■ **Task requirements**: Using the records that follow, reproduce exactly the lines starting at the line containing "Give me the matplotlib source for this chart." and ending at the line containing "ktc_high = [20, 55, 100, 200, 250, 300, 400]". Include both end lines and no pictures.

■ **Records for this task**:
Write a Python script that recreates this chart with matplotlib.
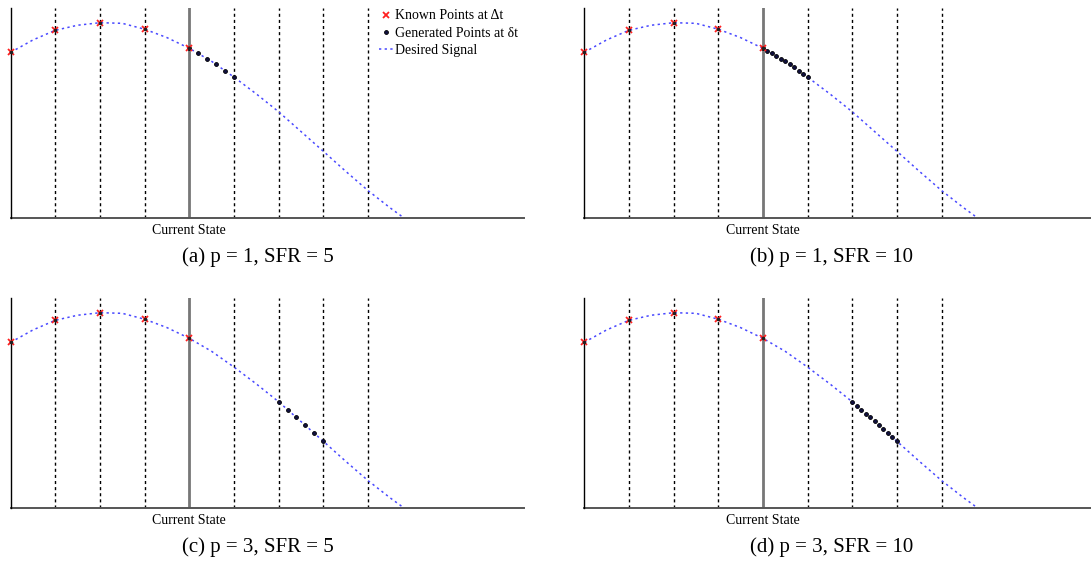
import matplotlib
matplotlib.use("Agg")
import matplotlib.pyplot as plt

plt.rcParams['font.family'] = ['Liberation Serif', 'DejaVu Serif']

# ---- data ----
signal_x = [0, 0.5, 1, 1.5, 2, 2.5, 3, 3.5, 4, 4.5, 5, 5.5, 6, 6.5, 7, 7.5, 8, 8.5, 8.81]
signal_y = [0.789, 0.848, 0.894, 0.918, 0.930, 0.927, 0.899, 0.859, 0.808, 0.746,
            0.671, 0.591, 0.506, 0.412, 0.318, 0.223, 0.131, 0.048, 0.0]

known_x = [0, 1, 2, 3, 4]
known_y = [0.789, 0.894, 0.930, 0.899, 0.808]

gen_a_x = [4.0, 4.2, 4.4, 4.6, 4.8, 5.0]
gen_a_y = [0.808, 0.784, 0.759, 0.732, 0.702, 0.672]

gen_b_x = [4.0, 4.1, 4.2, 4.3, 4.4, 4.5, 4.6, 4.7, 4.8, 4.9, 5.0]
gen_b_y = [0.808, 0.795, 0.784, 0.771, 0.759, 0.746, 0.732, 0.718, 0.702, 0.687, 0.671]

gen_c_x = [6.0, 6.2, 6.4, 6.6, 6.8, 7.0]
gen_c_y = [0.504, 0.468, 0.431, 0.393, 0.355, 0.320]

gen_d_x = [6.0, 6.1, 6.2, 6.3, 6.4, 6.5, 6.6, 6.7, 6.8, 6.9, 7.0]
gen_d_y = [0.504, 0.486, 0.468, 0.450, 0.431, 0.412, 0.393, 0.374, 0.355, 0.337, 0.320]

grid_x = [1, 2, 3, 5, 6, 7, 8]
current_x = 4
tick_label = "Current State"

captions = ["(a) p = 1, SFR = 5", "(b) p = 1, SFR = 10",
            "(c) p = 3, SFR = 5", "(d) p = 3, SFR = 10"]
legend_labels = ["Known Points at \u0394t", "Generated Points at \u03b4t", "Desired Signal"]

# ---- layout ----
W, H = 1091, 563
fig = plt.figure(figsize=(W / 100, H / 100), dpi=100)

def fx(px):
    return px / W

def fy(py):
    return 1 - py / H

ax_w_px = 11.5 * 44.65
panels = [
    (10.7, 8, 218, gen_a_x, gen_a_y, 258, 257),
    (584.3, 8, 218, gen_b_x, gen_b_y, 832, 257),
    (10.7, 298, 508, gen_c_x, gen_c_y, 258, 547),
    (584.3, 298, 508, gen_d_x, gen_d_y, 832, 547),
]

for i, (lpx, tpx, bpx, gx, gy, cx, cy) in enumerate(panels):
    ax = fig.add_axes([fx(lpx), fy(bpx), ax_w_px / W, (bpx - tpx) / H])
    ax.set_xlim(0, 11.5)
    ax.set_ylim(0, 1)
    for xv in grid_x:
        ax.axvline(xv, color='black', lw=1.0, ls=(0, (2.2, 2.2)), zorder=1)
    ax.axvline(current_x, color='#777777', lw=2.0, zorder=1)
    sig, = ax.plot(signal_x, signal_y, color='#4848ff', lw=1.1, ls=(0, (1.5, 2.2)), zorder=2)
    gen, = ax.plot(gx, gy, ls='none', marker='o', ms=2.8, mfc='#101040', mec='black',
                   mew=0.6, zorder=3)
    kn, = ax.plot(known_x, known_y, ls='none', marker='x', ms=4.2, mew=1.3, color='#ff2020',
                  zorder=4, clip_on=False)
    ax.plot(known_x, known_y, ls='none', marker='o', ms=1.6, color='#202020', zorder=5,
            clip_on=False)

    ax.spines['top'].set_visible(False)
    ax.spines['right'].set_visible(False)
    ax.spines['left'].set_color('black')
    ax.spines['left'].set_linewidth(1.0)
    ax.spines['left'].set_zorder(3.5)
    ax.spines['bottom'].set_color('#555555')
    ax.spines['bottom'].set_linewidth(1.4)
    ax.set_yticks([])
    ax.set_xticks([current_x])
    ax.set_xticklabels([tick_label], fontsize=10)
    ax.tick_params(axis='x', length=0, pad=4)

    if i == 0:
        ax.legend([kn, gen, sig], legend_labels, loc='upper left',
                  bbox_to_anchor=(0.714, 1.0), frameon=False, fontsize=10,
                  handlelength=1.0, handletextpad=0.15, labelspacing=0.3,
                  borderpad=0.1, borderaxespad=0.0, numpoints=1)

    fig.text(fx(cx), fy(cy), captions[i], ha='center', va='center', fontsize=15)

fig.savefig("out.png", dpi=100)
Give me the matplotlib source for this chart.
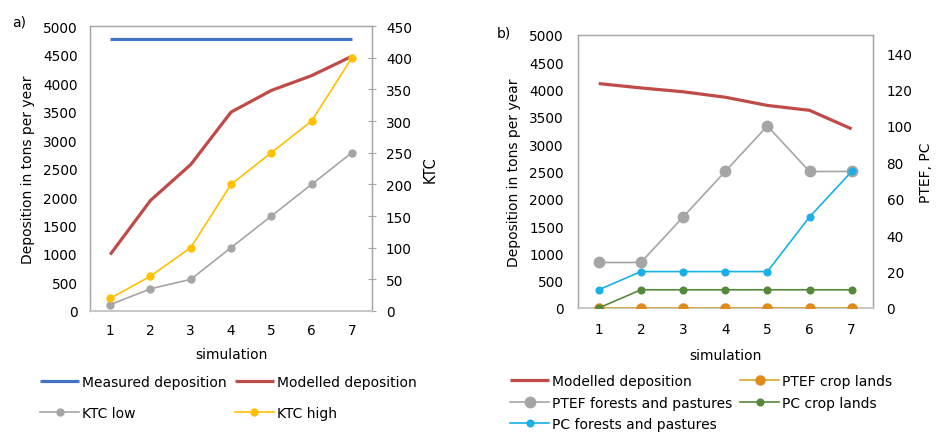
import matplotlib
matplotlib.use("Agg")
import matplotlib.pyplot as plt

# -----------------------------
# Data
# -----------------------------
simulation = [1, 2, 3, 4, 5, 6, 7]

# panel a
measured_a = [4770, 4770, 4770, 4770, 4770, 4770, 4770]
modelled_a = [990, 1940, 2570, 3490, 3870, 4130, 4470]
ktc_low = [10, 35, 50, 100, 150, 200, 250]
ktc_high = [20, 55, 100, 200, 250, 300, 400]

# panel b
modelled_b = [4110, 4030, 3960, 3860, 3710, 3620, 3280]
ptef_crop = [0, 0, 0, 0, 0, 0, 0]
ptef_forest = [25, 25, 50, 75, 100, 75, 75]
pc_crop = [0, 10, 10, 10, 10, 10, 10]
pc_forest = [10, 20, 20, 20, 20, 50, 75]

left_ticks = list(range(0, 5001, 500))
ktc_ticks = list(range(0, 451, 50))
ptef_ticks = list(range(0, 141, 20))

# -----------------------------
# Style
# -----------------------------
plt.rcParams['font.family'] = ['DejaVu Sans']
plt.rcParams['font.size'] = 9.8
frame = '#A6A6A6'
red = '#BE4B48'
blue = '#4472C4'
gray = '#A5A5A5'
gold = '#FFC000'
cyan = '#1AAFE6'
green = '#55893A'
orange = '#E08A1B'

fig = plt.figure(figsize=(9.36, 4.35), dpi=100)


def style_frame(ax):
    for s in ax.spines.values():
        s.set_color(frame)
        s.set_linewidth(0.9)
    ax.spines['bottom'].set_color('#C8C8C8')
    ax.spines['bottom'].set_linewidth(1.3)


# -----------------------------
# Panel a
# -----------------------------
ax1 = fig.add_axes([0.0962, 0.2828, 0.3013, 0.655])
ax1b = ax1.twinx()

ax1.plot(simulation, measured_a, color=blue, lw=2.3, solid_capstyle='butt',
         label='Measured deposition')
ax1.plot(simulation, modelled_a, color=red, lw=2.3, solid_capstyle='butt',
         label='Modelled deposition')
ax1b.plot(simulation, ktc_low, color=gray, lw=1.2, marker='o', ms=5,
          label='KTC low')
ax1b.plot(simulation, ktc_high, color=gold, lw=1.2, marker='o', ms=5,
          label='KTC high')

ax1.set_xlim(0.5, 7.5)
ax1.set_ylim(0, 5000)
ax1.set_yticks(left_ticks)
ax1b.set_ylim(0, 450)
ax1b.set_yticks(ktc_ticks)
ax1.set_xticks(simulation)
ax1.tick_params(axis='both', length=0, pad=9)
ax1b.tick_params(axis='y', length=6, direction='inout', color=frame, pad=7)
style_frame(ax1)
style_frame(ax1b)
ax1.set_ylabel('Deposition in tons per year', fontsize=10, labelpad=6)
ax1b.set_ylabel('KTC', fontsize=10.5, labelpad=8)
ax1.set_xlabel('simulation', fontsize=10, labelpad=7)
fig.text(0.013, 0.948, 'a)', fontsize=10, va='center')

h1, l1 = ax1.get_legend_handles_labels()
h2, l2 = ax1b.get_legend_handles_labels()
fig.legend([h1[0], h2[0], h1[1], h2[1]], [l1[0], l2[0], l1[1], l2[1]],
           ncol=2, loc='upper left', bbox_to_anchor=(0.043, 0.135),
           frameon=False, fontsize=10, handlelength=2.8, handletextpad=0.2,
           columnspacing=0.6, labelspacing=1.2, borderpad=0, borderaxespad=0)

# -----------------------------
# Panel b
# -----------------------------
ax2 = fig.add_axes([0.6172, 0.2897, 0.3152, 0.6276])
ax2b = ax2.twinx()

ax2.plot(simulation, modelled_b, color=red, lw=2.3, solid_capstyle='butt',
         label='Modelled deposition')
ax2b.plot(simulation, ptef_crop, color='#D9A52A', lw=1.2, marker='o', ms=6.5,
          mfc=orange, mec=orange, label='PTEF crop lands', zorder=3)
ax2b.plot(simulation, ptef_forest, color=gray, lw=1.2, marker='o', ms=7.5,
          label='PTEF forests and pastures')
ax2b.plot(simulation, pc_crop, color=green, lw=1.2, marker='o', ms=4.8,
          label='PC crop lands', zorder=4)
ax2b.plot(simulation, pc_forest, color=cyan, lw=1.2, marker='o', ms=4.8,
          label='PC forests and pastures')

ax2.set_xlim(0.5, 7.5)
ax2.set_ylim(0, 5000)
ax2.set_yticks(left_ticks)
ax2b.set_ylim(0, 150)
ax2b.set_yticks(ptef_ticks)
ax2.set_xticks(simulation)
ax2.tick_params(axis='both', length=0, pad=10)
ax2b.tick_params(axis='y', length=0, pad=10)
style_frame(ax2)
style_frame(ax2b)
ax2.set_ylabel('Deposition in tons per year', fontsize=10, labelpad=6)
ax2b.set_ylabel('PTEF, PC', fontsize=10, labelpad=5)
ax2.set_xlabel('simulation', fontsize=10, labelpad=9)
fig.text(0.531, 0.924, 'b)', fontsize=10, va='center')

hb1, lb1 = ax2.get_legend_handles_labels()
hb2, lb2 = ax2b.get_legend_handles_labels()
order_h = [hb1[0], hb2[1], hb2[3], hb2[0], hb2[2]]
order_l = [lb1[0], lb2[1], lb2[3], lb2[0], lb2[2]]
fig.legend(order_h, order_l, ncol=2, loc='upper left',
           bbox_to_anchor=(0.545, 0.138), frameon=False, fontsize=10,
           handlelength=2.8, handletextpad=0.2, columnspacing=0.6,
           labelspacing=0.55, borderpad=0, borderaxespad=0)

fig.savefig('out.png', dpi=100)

■ **The output**:
Give me the matplotlib source for this chart.
import matplotlib
matplotlib.use("Agg")
import matplotlib.pyplot as plt

# -----------------------------
# Data
# -----------------------------
simulation = [1, 2, 3, 4, 5, 6, 7]

# panel a
measured_a = [4770, 4770, 4770, 4770, 4770, 4770, 4770]
modelled_a = [990, 1940, 2570, 3490, 3870, 4130, 4470]
ktc_low = [10, 35, 50, 100, 150, 200, 250]
ktc_high = [20, 55, 100, 200, 250, 300, 400]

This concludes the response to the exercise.